Ich möchte in meiner Webvisu ein PDF anzeigen können, das auf der SD-Karte liegt.

Gemäss Hilfe und www macht man das mit Hilfe des Feldes "Webbrowser".
Ich habe es auch geschafft, damit ein PDF aus dem Internet anzuzeigen.
Aber jetzt möchte ich ein File anzeigen, dass auf der SD-Karte liegt.
Mit Hilfe von CheckFileExist() habe ich mittlerweile auch verifiziert, dass der Dateipfad richtig ist (z.b. "/media/70A7-A7E4/test.pdf" oder "/home/codesys_root/test.pdf'").
Aber der Browser kann trotzdem nicht darauf zugreifen.
Was muss man beachten?
Wie bekommt der Webbrowser Zugriffsrechte auf die SD-Karte?
Wo muss das File liegen?
Muss der Pfad irgendwie speziell angegeben werden?
Habe schon "alles" probiert... mit "S:" mit "S:/" mit "D:" mit "D:/"

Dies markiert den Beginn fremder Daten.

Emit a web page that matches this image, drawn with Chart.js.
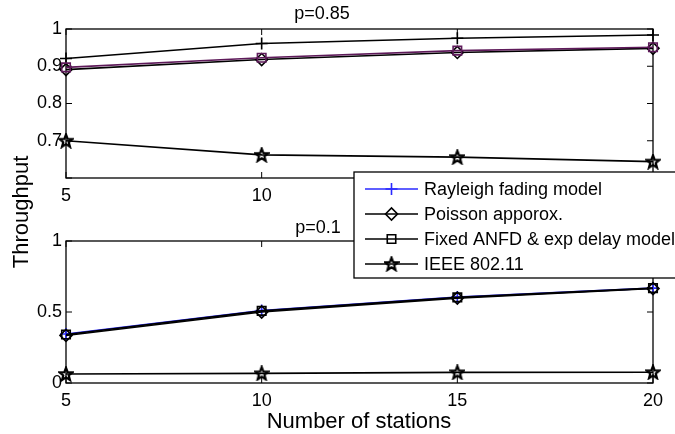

Als Gegencheck habe ich auch schon mit dem Feld "Text editor" ein File am gleichen Speicherort erstellt, geöffnet, geändert, gespeichert, geschlossen... funktioniert tadellos.

Kann mir jemand zum Durchbruch verhelfen?
Danke für Eure Bemühungen.

Gruss
Reto

ps: denke nicht, dass es relevant ist, aber arbeite mit einer 750-8213


----------



## Otwin (18 Mai 2019)

So auf die schnelle würde ich sagen, das file muss im Documentroot des Webservers liegen, sonst hat der keine zugriffsrechte im linux-Dateisystem.
Also typischerweise unter /var/www/

Gruß
Otwin


----------